Die Gradmessung
Es hatte sich im Laufe des 18. Jahrhunderts die Erkenntnis durchgesetzt, dass unsere Erde keine Kugel ist, sondern - so der Wissensstand damals - ein Rotationsellipsoid. Man wollte nun ausrechnen, wie groß die Abplattung (Differenz der beiden Hauptachsen) war indem man große Strecken entlang eines Längengrades auf der Erde an möglichst vielen Stellen ermittelte. Französische Mathematiker führten als erste eine Gradmessung in Nord-Süd-Richtung durch. Sie reichte vom Ärmelkanal bis nach Spanien. Einen weiteren Gradbogen maßen sie in Lappland. Die Endpunkte der Gradbogenabschnitte wurden astronomisch bestimmt und mit der auf der Erde über Dreiecke ermittelten Strecke verglichen.
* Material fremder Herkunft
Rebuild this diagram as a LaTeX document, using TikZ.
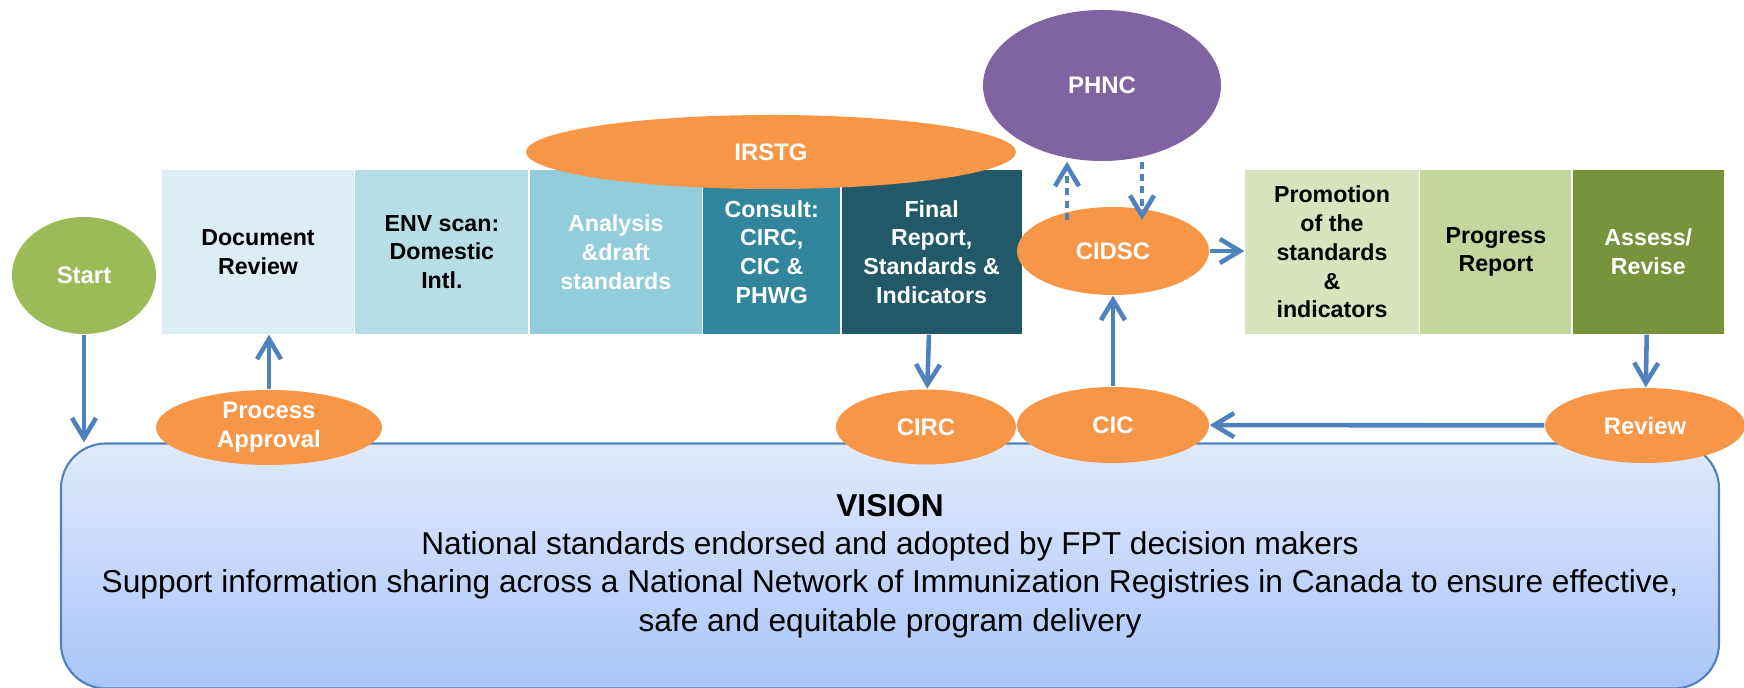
\documentclass[tikz,border=0pt]{standalone}
\usepackage{fontspec}
\setmainfont{Liberation Sans}
\usetikzlibrary{shapes.geometric,positioning,arrows.meta}

\definecolor{startgreen}{HTML}{9BBB59}
\definecolor{bloborange}{HTML}{F79646}
\definecolor{phncpurple}{HTML}{8064A2}
\definecolor{linkblue}{HTML}{4F81BD}
\definecolor{stepa}{HTML}{DAEEF3}
\definecolor{stepb}{HTML}{B7DEE8}
\definecolor{stepc}{HTML}{92CDDC}
\definecolor{stepd}{HTML}{31859C}
\definecolor{stepe}{HTML}{215968}
\definecolor{stepf}{HTML}{D7E4BD}
\definecolor{stepg}{HTML}{C3D69B}
\definecolor{steph}{HTML}{77933C}
\definecolor{visiontop}{HTML}{E0EAFC}
\definecolor{visionbot}{HTML}{A9C5F9}

\begin{document}
\begin{tikzpicture}[
    flow/.style={draw=linkblue, line width=1.3pt, -{Straight Barb[length=2mm,width=2.4mm]}},
    link/.style={flow, dash pattern=on 2pt off 1.5pt},
    stepbox/.style={shape=rectangle, minimum height=1.64cm, inner sep=0pt, align=center,
      font=\fontsize{6.6}{8.2}\selectfont\bfseries},
    blob/.style={shape=ellipse, inner sep=0pt, fill=bloborange, text=white, align=center,
      font=\fontsize{6.8}{8.2}\selectfont\bfseries},
  ]
  \useasboundingbox (0,0) rectangle (17.44,-6.88);

  \node[shape=rectangle, rounded corners=0.45cm, draw=linkblue, line width=0.6pt,
    top color=visiontop, bottom color=visionbot, minimum width=16.58cm, minimum height=2.45cm,
    align=center, font=\fontsize{9}{10.9}\selectfont] (vision) at (8.90,-5.66)
    {\textbf{VISION}\\National standards endorsed and adopted by FPT decision makers\\
     Support information sharing across a National Network of Immunization Registries in Canada to ensure effective,\\
     safe and equitable program delivery};

  \node[stepbox, fill=stepa, minimum width=1.92cm] (docrev) at (2.58,-2.52) {Document\\Review};
  \node[stepbox, fill=stepb, minimum width=1.73cm, right=0pt of docrev] (envscan) {ENV scan:\\Domestic\\Intl.};
  \node[stepbox, fill=stepc, minimum width=1.72cm, right=0pt of envscan, text=white] (analysis) {Analysis\\\&draft\\standards};
  \node[stepbox, fill=stepd, minimum width=1.37cm, right=0pt of analysis, text=white] (consult) {Consult:\\CIRC,\\CIC \&\\PHWG};
  \node[stepbox, fill=stepe, minimum width=1.80cm, right=0pt of consult, text=white] (final) {Final\\Report,\\Standards \&\\Indicators};

  \node[stepbox, fill=stepf, minimum width=1.74cm] (promo) at (13.32,-2.52) {Promotion\\of the\\standards\\\&\\indicators};
  \node[stepbox, fill=stepg, minimum width=1.51cm, right=0pt of promo] (progress) {Progress\\Report};
  \node[stepbox, fill=steph, minimum width=1.51cm, right=0pt of progress, text=white] (assess) {Assess/\\Revise};

  \node[blob, minimum width=4.90cm, minimum height=0.74cm] (irstg) at (7.71,-1.52) {IRSTG};
  \node[blob, fill=phncpurple, minimum width=2.38cm, minimum height=1.51cm] (phnc) at (11.02,-0.855) {PHNC};
  \node[blob, fill=startgreen, minimum width=1.44cm, minimum height=1.17cm] (start) at (0.84,-2.755) {Start};
  \node[blob, minimum width=1.92cm, minimum height=0.88cm] (cidsc) at (11.13,-2.51) {CIDSC};
  \node[blob, minimum width=2.26cm, minimum height=0.75cm] (approval) at (2.69,-4.275) {Process\\Approval};
  \node[blob, minimum width=1.80cm, minimum height=0.75cm] (circ) at (9.26,-4.27) {CIRC};
  \node[blob, minimum width=1.92cm, minimum height=0.76cm] (cic) at (11.13,-4.25) {CIC};
  \node[blob, minimum width=2.00cm, minimum height=0.75cm] (review) at (16.45,-4.255) {Review};

  \coordinate (up) at (10.67,-2.20);
  \coordinate (down) at (11.42,-2.20);

  \draw[flow] (start) -- (start |- vision.north);
  \draw[flow] (approval) -- (approval |- docrev.south);
  \draw[flow] (final) -- (circ);
  \draw[flow] (cic) -- (cidsc);
  \draw[flow] (cidsc) -- (cidsc -| promo.west);
  \draw[flow] (assess) -- (review);
  \draw[flow] (review) -- (cic);
  \draw[link] (up) -- (up |- phnc.south);
  \draw[link] (down |- phnc.south) -- (down);
\end{tikzpicture}
\end{document}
Aus den Abweichungen ließ sich die Krümmung in diesem Abschnitt errechnen, und aus einer größeren Zahl von Gradmessungen an den verschiedensten Stellen der Erde konnte dann auch ihre genaue Gestalt abgeleitet werden. Die Wissenschaft war an dieser Thematik in der ersten Hälfte des 19. Jahrhunderts brennend interessiert.
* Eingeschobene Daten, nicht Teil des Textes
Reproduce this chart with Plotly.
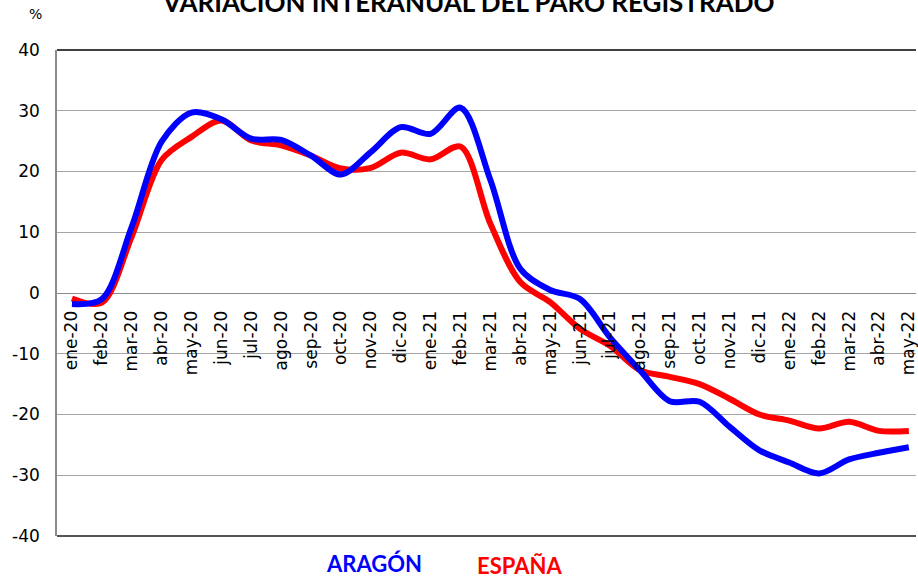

So kam es auch, dass sich in den damaligen deutschen Kleinstaaten allenthalben Spezialisten darum bemühten, Gradmessungen durchzuführen. Gauß arbeitete mit den hannoverschen Nachbarstaaten eng zusammen. Er berechnete aus den überall gemessenen Abschnitten die Abplattung des Erdellipsoids neu und führte nach der "Methode der kleinsten Quadrate" eine Fehleranalyse durch. Der bis dahin benutzte Wert von 1:302,78 lag innerhalb der Fehlerbreite der Gauß'schen Formeln. Diesen Faktor bestätigte er ausdrücklich ohne Änderungswünsche.
Allerdings bemerkte er bei allen Berechnungen mehr oder weniger große "Lotabweichungen", Anomalien also. Um sie zu erklären, definierte er die tatsächliche Erdgestalt in Höhe des Meeresniveaus als die Fläche, auf der das Lot - und damit die Richtung der Schwerkraft - in jedem Punkte senkrecht steht. Diese Fläche weist gegenüber dem Rotationsellipsoid mehr oder weniger große Abweichungen - Undulationen - auf.
Den wahren Erdkörper nennt die Fachwelt heute "Geoid". Für Berechnungen und großmaßstäbliche Karten oder Pläne wird aber ein jeweils bestmöglichst angepasster Rotationsellipsoid benutzt. Der heute in Deutschland gebräuchliche ist jener von Bessel, einem preußischen Astronomen, etwas jünger als Gauß. Er hatte 1841 aus den zehn besten damals vorliegenden Gradmessungen die Abplattung mit 1:299,15 berechnet. Dieser Wert liegt auch heute noch allen geodätischen Berechnungen in Deutschland und vielen anderen Staaten zugrunde.
1924 wird ein weiter verbesserter Faktor des Amerikaners Hayford durch eine globale Kommission als "liternationaler Geoid" mit dem Wert 1:297 festgelegt, aber der Unterschied spielt innerhalb Deutschlands keine Rolle: Machen wir uns einmal klar dass die gesamte Abplattung bei einem Globus von 3 Meter Durchmesser nur 1 Zentimeter beträgt! Eine gewisse Bedeutung hat das Abplattungs-Phänomen allerdings beim Abschuss von weitreichenden ballistischen Raketen. Aber diese sind inzwischen schon wieder in der Lage, ihre Bahnen unterwegs mit Hilfe von Satelliten selbst zu korrigieren.